Saturday, April 9, 2011

More on the 4E D&D Essentials Rules Compendium

Reading bits and pieces of the Rules Compendium in my spare time (I have a hard time abbreviating it as RC, as to me that's the 1991 Rules Cyclopedia for Classic D&D so I'll call it the 4RC from now on).  I blogged about it earlier, here.

I finally got through Chapter 2: Adventurers and Monsters.  Here are some thoughts about it.

Monsters do not need the same sorts of stats as PCs.  This was a mistake that 3E made (although it seemed like a novel feature in 2000, it didn't really work so well).  However, monsters are basically only designed for combat, nothing else. 

Monster types from 3E have been retained, but further streamlined, although they're broken down into 'origin' and 'type' which can be combined.  This could be useful, as some 3E monsters didn't fit well into only one type (or would 'lose' a type when a certain template was added, or whatever).  Initial impression looks to be a simplification of the 3E way, and that's always a good thing.

Monsters also get a 'role' that they play in battle.  Maybe the Monster books give more than what I've heard they do, but it looks like there aren't many things for the creatures to do outside of battle.  The rules keep talking about all the non-combat stuff you can do, but then these not so subtle design choices scream "This is just one big combat game!"

Ability score bonuses work just like in 3E.  They modify slightly different things, but more or less match what earlier editions had done.  Later in the chapter, talking about generating ability scores, though, I just had to laugh.  They give 3 options: Take the default array, point buy, or roll randomly 4d6-L.  But then it says DMs should modify any random rolls back into the proper range.  [Message between the lines--your DM is a douche if he makes you do this because chances are your character will suck, and if you get lucky and roll well, he'll smack you down to normal levels so just use the default array already.]

The sample scripts suck.  Take a look at Spanish.  It has extra letters beyond the 26 in English.  Cyrillic, Greek, and other alphabetical languages don't have the exact same letters as English.  Runic languages have a lot fewer letters.  Yes, I'm a bit of a language geek, so this bothers me that the sample scripts are just different symbols for the English alphabet.  What, are we supposed to use them to pass notes in class that the teacher can't read? 

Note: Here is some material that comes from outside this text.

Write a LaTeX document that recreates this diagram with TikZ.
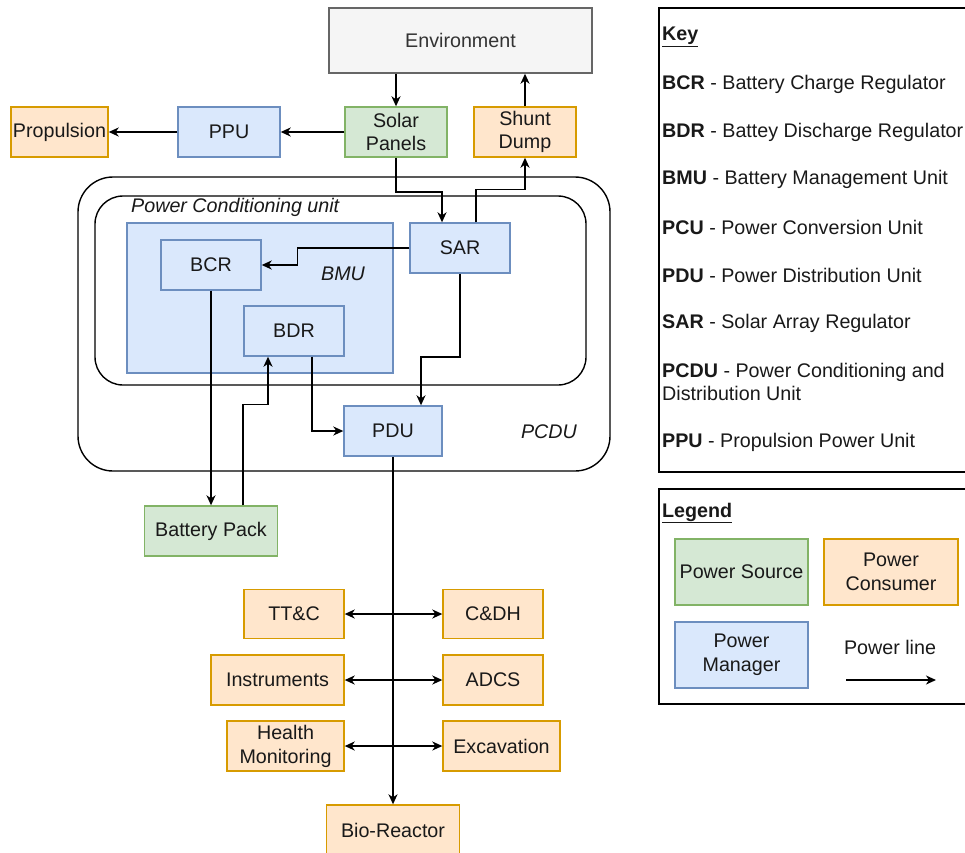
\documentclass[tikz,border=0pt]{standalone}
\usepackage{fontspec}
\setmainfont{Liberation Sans}
\usetikzlibrary{arrows.meta,calc}
\definecolor{srcfill}{HTML}{D5E8D4}\definecolor{srcdraw}{HTML}{82B366}
\definecolor{confill}{HTML}{FFE6CC}\definecolor{condraw}{HTML}{D79B00}
\definecolor{manfill}{HTML}{DAE8FC}\definecolor{mandraw}{HTML}{6C8EBF}
\definecolor{envfill}{HTML}{F5F5F5}\definecolor{envdraw}{HTML}{666666}
\definecolor{envtext}{HTML}{333333}
\begin{document}
\begin{tikzpicture}[x=1pt,y=-1pt,
  every node/.style={font=\fontsize{19.7}{23.8}\selectfont, text=black!90, inner sep=0pt},
  box/.style={draw, line width=1.4pt, rectangle, align=center},
  src/.style={box, fill=srcfill, draw=srcdraw},
  con/.style={box, fill=confill, draw=condraw},
  man/.style={box, fill=manfill, draw=mandraw},
  arr/.style={line width=1.6pt, -{Stealth[length=10pt,width=9pt,inset=3pt]}},
  darr/.style={line width=1.6pt, {Stealth[length=10pt,width=9pt,inset=3pt]}-{Stealth[length=10pt,width=9pt,inset=3pt]}},
  keytext/.style={anchor=west, align=left},
  lbl/.style={font=\fontsize{19.7}{23.8}\selectfont\itshape}
]
\useasboundingbox (0,0) rectangle (965,852);

% containers
\node[draw, line width=1.4pt, rounded corners=35pt, minimum width=532pt, minimum height=294pt] (pcdu) at (344,324) {};
\node[draw, line width=1.4pt, rounded corners=28pt, minimum width=491pt, minimum height=189pt] (pcu) at (340.5,290.5) {};
\node[man, minimum width=266pt, minimum height=150pt] (bmu) at (260,298) {};
\node[lbl, anchor=west] (pcutext) at (131,207) {Power Conditioning unit};
\node[lbl] (bmutext) at (343,274) {BMU};
\node[lbl] (pcdutext) at (549,432) {PCDU};

% top row
\node[box, fill=envfill, draw=envdraw, text=envtext, minimum width=263pt, minimum height=65pt] (env) at (460.5,40.5) {Environment};
\node[src, minimum width=102pt, minimum height=50pt] (solar) at (396,132) {Solar\\Panels};
\node[con, minimum width=102pt, minimum height=50pt] (shunt) at (525,132) {Shunt\\Dump};
\node[man, minimum width=102pt, minimum height=50pt] (ppu) at (229,132) {PPU};
\node[con, minimum width=97pt, minimum height=50pt] (prop) at (59.5,132) {Propulsion};

% inside
\node[man, minimum width=100pt, minimum height=50pt] (bcr) at (211,265) {BCR};
\node[man, minimum width=100pt, minimum height=50pt] (bdr) at (294,331) {BDR};
\node[man, minimum width=100pt, minimum height=50pt] (sar) at (460,248) {SAR};
\node[man, minimum width=98pt, minimum height=50pt] (pdu) at (393,431) {PDU};

% lower
\node[src, minimum width=133pt, minimum height=50pt] (bat) at (211,531) {Battery Pack};
\node[con, minimum width=100pt, minimum height=49pt] (ttc) at (294,614) {TT\&C};
\node[con, minimum width=100pt, minimum height=49pt] (cdh) at (493,614) {C\&DH};
\node[con, minimum width=133pt, minimum height=50pt] (inst) at (277.5,680) {Instruments};
\node[con, minimum width=100pt, minimum height=50pt] (adcs) at (493,680) {ADCS};
\node[con, minimum width=117pt, minimum height=50pt] (health) at (285.5,746) {Health\\Monitoring};
\node[con, minimum width=117pt, minimum height=50pt] (exc) at (501.5,746) {Excavation};
\node[con, minimum width=133pt, minimum height=50pt] (bio) at (393,830) {Bio-Reactor};

% connectors
\draw[arr] (solar.north |- env.south) -- (solar.north);
\draw[arr] (shunt.north) -- (shunt.north |- env.south);
\draw[arr] (solar.west) -- (ppu.east);
\draw[arr] (ppu.west) -- (prop.east);
\draw[arr] (solar.south) -- ++(0,34) -| ([xshift=-18pt]sar.north);
\draw[arr] ([xshift=16pt]sar.north) -- ++(0,-33) -| (shunt.south);
\draw[arr] (sar.west) -- ++(-112,0) |- (bcr.east);
\draw[arr] (sar.south) -- ++(0,83) -| ([xshift=28pt]pdu.north);
\draw[arr] ([xshift=18pt]bdr.south) |- (pdu.west);
\draw[arr] (bcr.south) -- (bcr.south |- bat.north);
\draw[arr] ([xshift=32pt]bat.north) -- ++(0,-101) -| ([xshift=-26pt]bdr.south);
\draw[arr] (pdu.south) -- (bio.north);
\draw[darr] (ttc.east) -- (cdh.west);
\draw[darr] (inst.east) -- (adcs.west);
\draw[darr] (health.east) -- (exc.west);

% key
\node[draw, line width=1.4pt, minimum width=316pt, minimum height=464pt] (key) at (817,240) {};
\node[keytext] (k0) at (662,37) {\underline{\textbf{Key}}};
\node[keytext] (k1) at (662,84) {\textbf{BCR} - Battery Charge Regulator};
\node[keytext] (k2) at (662,132) {\textbf{BDR} - Battey Discharge Regulator};
\node[keytext] (k3) at (662,179) {\textbf{BMU} - Battery Management Unit};
\node[keytext] (k4) at (662,227) {\textbf{PCU} - Power Conversion Unit};
\node[keytext] (k5) at (662,275) {\textbf{PDU} - Power Distribution Unit};
\node[keytext] (k6) at (662,323) {\textbf{SAR} - Solar Array Regulator};
\node[keytext] (k7) at (662,382) {\textbf{PCDU} - Power Conditioning and\\Distribution Unit};
\node[keytext] (k8) at (662,442) {\textbf{PPU} - Propulsion Power Unit};

% legend
\node[draw, line width=1.4pt, minimum width=316pt, minimum height=215pt] (legend) at (817,596.5) {};
\node[keytext] (l0) at (662,513) {\underline{\textbf{Legend}}};
\node[src, minimum width=133pt, minimum height=66pt] (lsrc) at (741.5,572) {Power Source};
\node[con, minimum width=134pt, minimum height=66pt] (lcon) at (891,572) {Power\\Consumer};
\node[man, minimum width=133pt, minimum height=66pt] (lman) at (741.5,655) {Power\\Manager};
\node (lline) at (890,647) {Power line};
\coordinate (la) at (846,680);
\coordinate (lb) at (936,680);
\draw[arr] (la) -- (lb);
\end{tikzpicture}
\end{document}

Alignments.  Why did it have to be snakes... I mean alignments?  OK, this is a hot button topic in any edition.  But the LG-G-U-C-CE breakdown seems a bit weird.  The descriptions of Good and Evil read more or less like the classic depictions of Chaotic Good and Lawful Evil, but the naming conventions made me think they would follow the Neutral Good and Neutral Evil ideas more.  They didn't.  Oh well, if they had, then it might have been more like sticking 'super-Lawful' and 'super-Chaotic' alignments onto the Classic Law-Neutrality-Chaos system.

Next we get a general rundown of character creation.  I already mentioned the ability score generation.  The rest is fairly boring, pick your feats, pick your powers, fill in the numbers, blah blah blah.

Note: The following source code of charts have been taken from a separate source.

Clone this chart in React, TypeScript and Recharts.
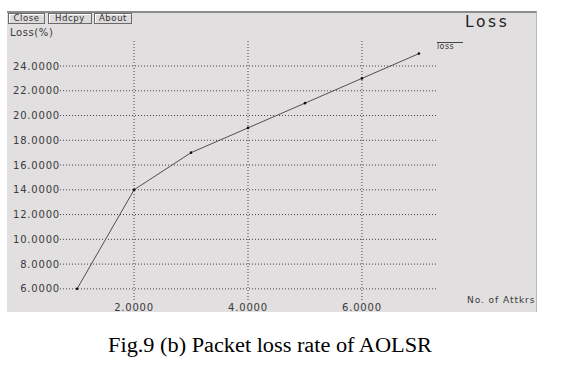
import { LineChart, Line, XAxis, YAxis, ReferenceLine } from "recharts";

// packet loss vs number of attackers (AOLSR)
const attackers = [1, 2, 3, 4, 5, 6, 7];
const lossValues = [6, 14, 17, 19, 21, 23, 25];
const xTicks = [2, 4, 6];
const yTicks = [6, 8, 10, 12, 14, 16, 18, 20, 22, 24];
const buttons = ["Close", "Hdcpy", "About"];

const data = attackers.map((n, i) => ({ n, loss: lossValues[i] }));

const font = "'DejaVu Sans', sans-serif";
const ink = "#3a3a3a";

export default function App() {
  return (
    <div
      style={{
        position: "absolute",
        left: 0,
        top: 0,
        width: 564,
        height: 369,
        background: "#fff",
        overflow: "hidden",
        fontFamily: font,
      }}
    >
      {/* gray window panel */}
      <div
        style={{
          position: "absolute",
          left: 7,
          top: 11,
          width: 529,
          height: 299,
          background: "#e1dfe0",
          borderTop: "2px solid #8c8c8c",
          borderRight: "1px solid #b8b8b8",
        }}
      />

      {buttons.map((b, i) => (
        <div
          key={b}
          style={{
            position: "absolute",
            left: [8, 48, 94][i],
            top: 13,
            width: [37, 44, 38][i],
            height: 11,
            boxSizing: "border-box",
            border: "1px solid #6a6a6a",
            boxShadow: "1px 1px 0 #fff inset",
            background: "#dcdadb",
            fontSize: 8.5,
            letterSpacing: 0.6,
            lineHeight: "9px",
            textAlign: "center",
            color: "#333",
          }}
        >
          {b}
        </div>
      ))}

      <div
        style={{
          position: "absolute",
          left: 10,
          top: 27,
          fontSize: 10,
          letterSpacing: 0.6,
          color: ink,
        }}
      >
        Loss(%)
      </div>

      <div
        style={{
          position: "absolute",
          left: 465,
          top: 13,
          fontSize: 15.5,
          letterSpacing: 2.6,
          color: "#222",
        }}
      >
        Loss
      </div>

      {/* legend entry */}
      <div
        style={{
          position: "absolute",
          left: 437,
          top: 42,
          width: 26,
          borderTop: "1px solid #444",
          fontSize: 8,
          letterSpacing: 0.4,
          lineHeight: "8px",
          color: ink,
        }}
      >
        loss
      </div>

      <div
        style={{
          position: "absolute",
          left: 467,
          top: 295,
          fontSize: 9,
          letterSpacing: 0.95,
          color: ink,
        }}
      >
        No. of Attkrs
      </div>

      <LineChart
        width={564}
        height={369}
        data={data}
        margin={{ top: 40, right: 128, bottom: 49, left: 0 }}
        style={{ position: "absolute", left: 0, top: 0 }}
      >
        <XAxis
          dataKey="n"
          type="number"
          domain={[0.7, 7.3]}
          ticks={xTicks}
          allowDataOverflow
          height={20}
          axisLine={false}
          tickLine={false}
          tickSize={0}
          tickMargin={4}
          tickFormatter={(v: number) => v.toFixed(4)}
          tick={{ fontSize: 10, fill: ink, letterSpacing: 0.8, fontFamily: font }}
        />
        <YAxis
          type="number"
          domain={[5.1, 26.1]}
          ticks={yTicks}
          allowDataOverflow
          width={60}
          axisLine={false}
          tickLine={false}
          tickSize={0}
          tickMargin={0}
          tickFormatter={(v: number) => v.toFixed(4)}
          tick={{ fontSize: 10, fill: ink, letterSpacing: 0.8, fontFamily: font }}
        />
        {yTicks.map((t) => (
          <ReferenceLine key={"y" + t} y={t} stroke="#444" strokeDasharray="1 2" />
        ))}
        {xTicks.map((t) => (
          <ReferenceLine key={"x" + t} x={t} stroke="#444" strokeDasharray="1 2" />
        ))}
        <Line
          type="linear"
          dataKey="loss"
          stroke="#505050"
          strokeWidth={1}
          dot={{ r: 1.3, fill: "#111", stroke: "none" }}
          isAnimationActive={false}
        />
      </LineChart>

      <div
        style={{
          position: "absolute",
          left: 0,
          width: 540,
          top: 334,
          textAlign: "center",
          fontFamily: "'Liberation Serif', 'Times New Roman', serif",
          fontSize: 20,
          color: "#000",
          transform: "scaleX(1.115)",
          transformOrigin: "270px 0",
        }}
      >
        Fig.9 (b) Packet loss rate of AOLSR
      </div>
    </div>
  );
}
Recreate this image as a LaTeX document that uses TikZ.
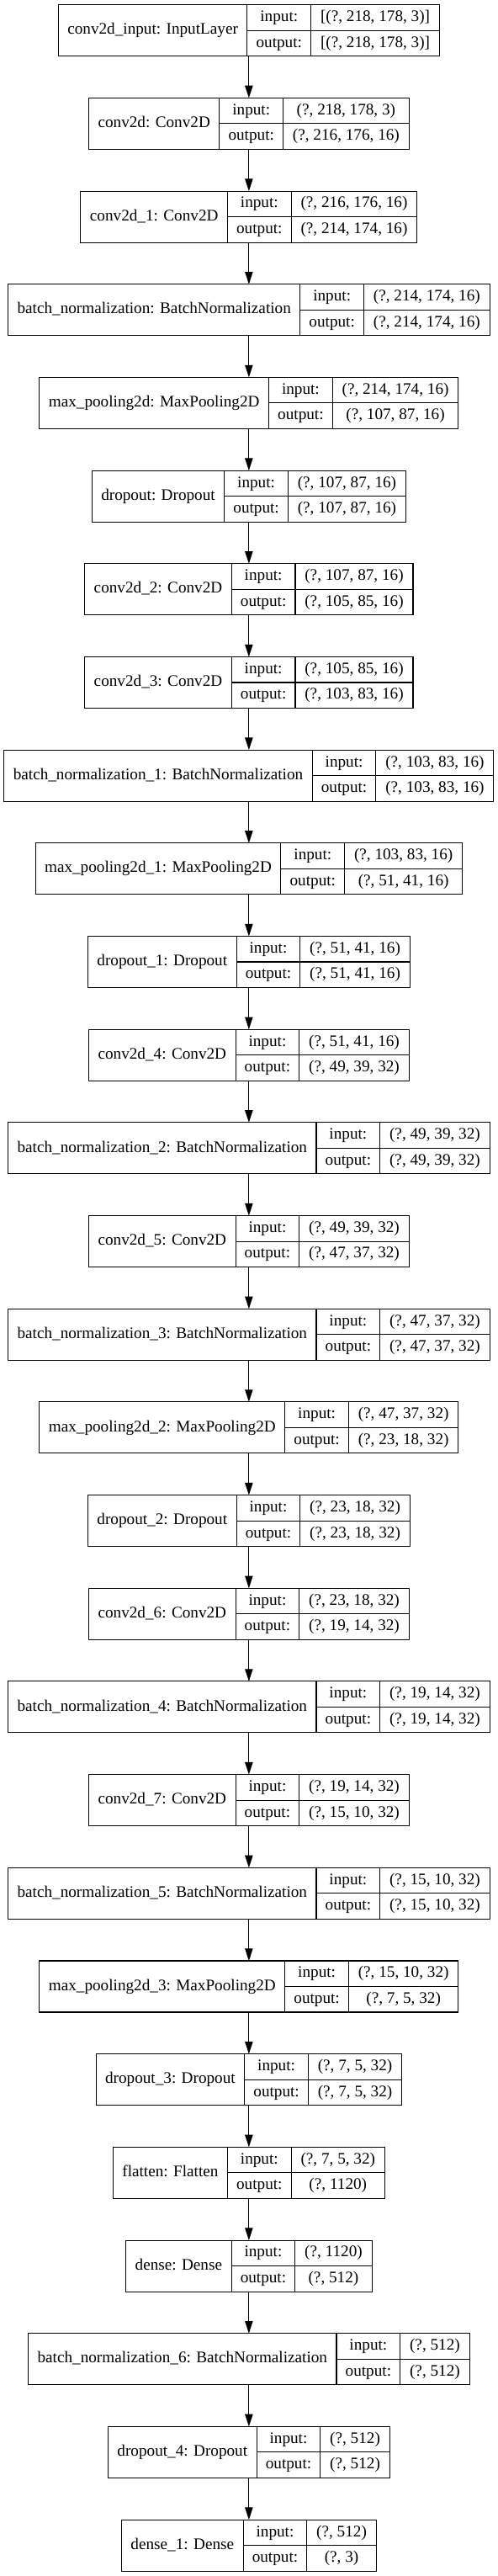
\documentclass[tikz,border=0pt]{standalone}
\usepackage{fontspec}
\setmainfont{Liberation Serif}
\usetikzlibrary{arrows.meta}
\font\recF="Liberation Serif" at 14.4pt
\newdimen\wL \newdimen\wV \newdimen\wT \newdimen\wK \newdimen\wW \newdimen\yT
\tikzset{
  box/.style={minimum height=45.75pt, inner sep=0pt, outer sep=0pt},
  fld/.style={draw, line width=0.8pt, inner sep=0pt, outer sep=0pt, minimum height=22.875pt,
              font=\recF, text height=9.7pt, text depth=2.7pt},
  arr/.style={line width=0.8pt, -{Triangle[length=11pt,width=7pt]}}
}
\newcommand\layer[4]{%
  \setbox0=\hbox{\recF #2}\wL=\wd0 \advance\wL by 16.5pt
  \setbox0=\hbox{\recF #3}\wV=\wd0
  \setbox0=\hbox{\recF #4}\wT=\wd0
  \ifdim\wT>\wV \wV=\wT \fi \advance\wV by 17pt
  \setbox0=\hbox{\recF output:}\wK=\wd0 \advance\wK by 16pt
  \wW=\dimexpr\wL+\wK+\wV\relax
  \yT=\dimexpr -4.275pt - 83.01pt*#1\relax
  \node[box, minimum width=\wW, anchor=north] (L#1) at (221.9pt,\yT) {};
  \node[fld, minimum width=\wL, minimum height=45.75pt, anchor=north west] (L#1n) at (L#1.north west) {#2};
  \node[fld, minimum width=\wK, anchor=north west] (L#1i) at (L#1n.north east) {input:};
  \node[fld, minimum width=\wK, anchor=north west] (L#1o) at (L#1i.south west) {output:};
  \node[fld, minimum width=\wV, anchor=north west] (L#1vi) at (L#1i.north east) {#3};
  \node[fld, minimum width=\wV, anchor=north west] (L#1vo) at (L#1o.north east) {#4};
}
\begin{document}
\begin{tikzpicture}
\useasboundingbox (0pt,0pt) rectangle (444pt,-2295.75pt);
\layer{0}{conv2d\_input: InputLayer}{[(?, 218, 178, 3)]}{[(?, 218, 178, 3)]}
\layer{1}{conv2d: Conv2D}{(?, 218, 178, 3)}{(?, 216, 176, 16)}
\layer{2}{conv2d\_1: Conv2D}{(?, 216, 176, 16)}{(?, 214, 174, 16)}
\layer{3}{batch\_normalization: BatchNormalization}{(?, 214, 174, 16)}{(?, 214, 174, 16)}
\layer{4}{max\_pooling2d: MaxPooling2D}{(?, 214, 174, 16)}{(?, 107, 87, 16)}
\layer{5}{dropout: Dropout}{(?, 107, 87, 16)}{(?, 107, 87, 16)}
\layer{6}{conv2d\_2: Conv2D}{(?, 107, 87, 16)}{(?, 105, 85, 16)}
\layer{7}{conv2d\_3: Conv2D}{(?, 105, 85, 16)}{(?, 103, 83, 16)}
\layer{8}{batch\_normalization\_1: BatchNormalization}{(?, 103, 83, 16)}{(?, 103, 83, 16)}
\layer{9}{max\_pooling2d\_1: MaxPooling2D}{(?, 103, 83, 16)}{(?, 51, 41, 16)}
\layer{10}{dropout\_1: Dropout}{(?, 51, 41, 16)}{(?, 51, 41, 16)}
\layer{11}{conv2d\_4: Conv2D}{(?, 51, 41, 16)}{(?, 49, 39, 32)}
\layer{12}{batch\_normalization\_2: BatchNormalization}{(?, 49, 39, 32)}{(?, 49, 39, 32)}
\layer{13}{conv2d\_5: Conv2D}{(?, 49, 39, 32)}{(?, 47, 37, 32)}
\layer{14}{batch\_normalization\_3: BatchNormalization}{(?, 47, 37, 32)}{(?, 47, 37, 32)}
\layer{15}{max\_pooling2d\_2: MaxPooling2D}{(?, 47, 37, 32)}{(?, 23, 18, 32)}
\layer{16}{dropout\_2: Dropout}{(?, 23, 18, 32)}{(?, 23, 18, 32)}
\layer{17}{conv2d\_6: Conv2D}{(?, 23, 18, 32)}{(?, 19, 14, 32)}
\layer{18}{batch\_normalization\_4: BatchNormalization}{(?, 19, 14, 32)}{(?, 19, 14, 32)}
\layer{19}{conv2d\_7: Conv2D}{(?, 19, 14, 32)}{(?, 15, 10, 32)}
\layer{20}{batch\_normalization\_5: BatchNormalization}{(?, 15, 10, 32)}{(?, 15, 10, 32)}
\layer{21}{max\_pooling2d\_3: MaxPooling2D}{(?, 15, 10, 32)}{(?, 7, 5, 32)}
\layer{22}{dropout\_3: Dropout}{(?, 7, 5, 32)}{(?, 7, 5, 32)}
\layer{23}{flatten: Flatten}{(?, 7, 5, 32)}{(?, 1120)}
\layer{24}{dense: Dense}{(?, 1120)}{(?, 512)}
\layer{25}{batch\_normalization\_6: BatchNormalization}{(?, 512)}{(?, 512)}
\layer{26}{dropout\_4: Dropout}{(?, 512)}{(?, 512)}
\layer{27}{dense\_1: Dense}{(?, 512)}{(?, 3)}
\foreach \i [evaluate=\i as \j using int(\i+1)] in {0,...,26}
  \draw[arr] (L\i.south) -- (L\j.north);
\end{tikzpicture}
\end{document}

Then we get to the 'Other Character Details' part.  Gets a bit interesting here.  First a relatively useless side bar on p. 81 about adding minor details to your character to make them distinct.  Nobody's really gonna remember that you've got a birthmark like a pixie on your left cheek or that you wear outrageous clothing unless you're always mentioning it at the table the way Robert Jordan always uses his stock phrases to describe minor characters ("he rode his saddle like sack of suet" many times do I need to read this about the fat horse thief guy?).  Note to those playing at home--don't do this, it'll get annoying.

The rest of the advice for adding personality to your PC, on pages 81-84 aren't bad, though.  Some decent advice, especially in telling the reader that it's okay to not have a fully fleshed out 3-page background for your 1st level PC.  As Gary once said (or at least someone quoted him as saying this on the internet), "The first five levels are your back story."

Finally, we round out the chapter with some notes on how to level up your character.  Characters tend to get feats on even levels (and increases in their 1/2 level bonus), while Powers are usually gained at odd levels.  So you get something at almost every level.  For this type of game, I guess that's important.

The only other real observation I had was that leveling up in this version of the game loses quite a bit of excitement.  You're encouraged to be 'planning ahead' to what powers and feats you'd like, so there's more of a sense of accomplishment than a sense of gaining something new and different.  Also, characters gain set numbers of hit points per level, so you lose that excitement of rolling the dice when you level.  Sure, it sucks to roll a 1 on that hit point roll, but isn't it great to roll the max number for your class?  I think I'd miss that thrill if I were to play a long campaign under 4E.

Still, while I've got my criticisms of the game, there's less to hate than I expected, and some useful sections as well.  Next chapter is Powers. 

1 comment:

  1. The habit of treating 'Lawful Good' and 'Chaotic Evil' as 'very good' and 'very evil' isn't original to 4th edition in my opinion. For example Paladins have to be Lawful Good rather than Neutral Good.